WASHINGTON — On Friday, the Federal Communications Commission released its latest round of data showing little to no improvement in the diversity of broadcast-media ownership. The report, which features data from 2017, says that ownership of full-power television stations by women and Hispanic/Latino owners declined over the previous two years, dropping to 5.3 percent and 4.2 percent respectively. Black owners continue to own a mere 12 full-power television stations nationally, or less than 1 percent.
Even though the data continue to demonstrate an appalling lack of diversity, this FCC has made virtually no efforts to improve the situation. Instead, the agency has worked to deregulate broadcast even further and entrench barriers to entry for women owners and owners of color. In fact, the U.S. Court of Appeals for the Third Circuit recently held that the FCC had failed to even study the issue of broadcast diversity before implementing these changes.
Free Press Policy Manager Dana Floberg made the following statement:
“Even in the internet era, broadcast radio reaches almost 90 percent of people in the United States every week, and broadcast television remains the most popular source for local news and information. We need comprehensive reforms to remedy the historical discrimination that continues to block women and people of color from becoming station owners.
“The Trump FCC has shown a profound indifference to this issue. The fact that it took three years to release a report on data from 2017 speaks volumes. But it’s no surprise given that this is the same agency that has destroyed one media-ownership rule after the other — and bent over backwards to pave the way for the destructive Sinclair-Tribune merger before belatedly taking steps to stop it.

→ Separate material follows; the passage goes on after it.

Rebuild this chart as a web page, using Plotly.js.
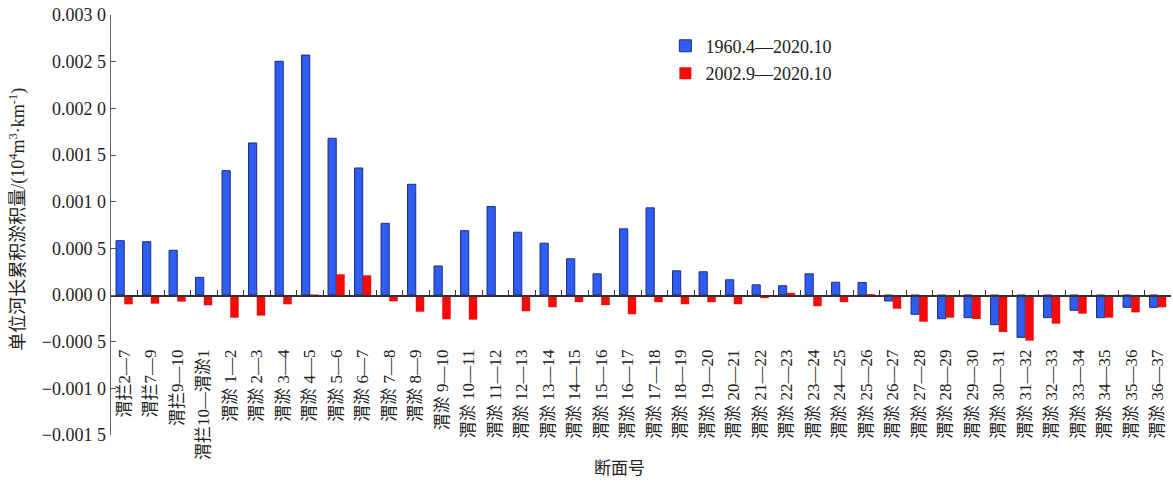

“Media ownership has a dramatic impact on our communities. It directly influences reporting, resulting all too often in coverage that stigmatizes people of color. In the Third Circuit’s recent ruling, the court sided with public-interest groups like Free Press and ordered the FCC to properly weigh all of the evidence showing the impact of media consolidation on local communities. The agency needs to take ownership diversity seriously and take all necessary steps to boost opportunities for women and people of color. The FCC’s own report shows what happens when this issue is neglected year after year.”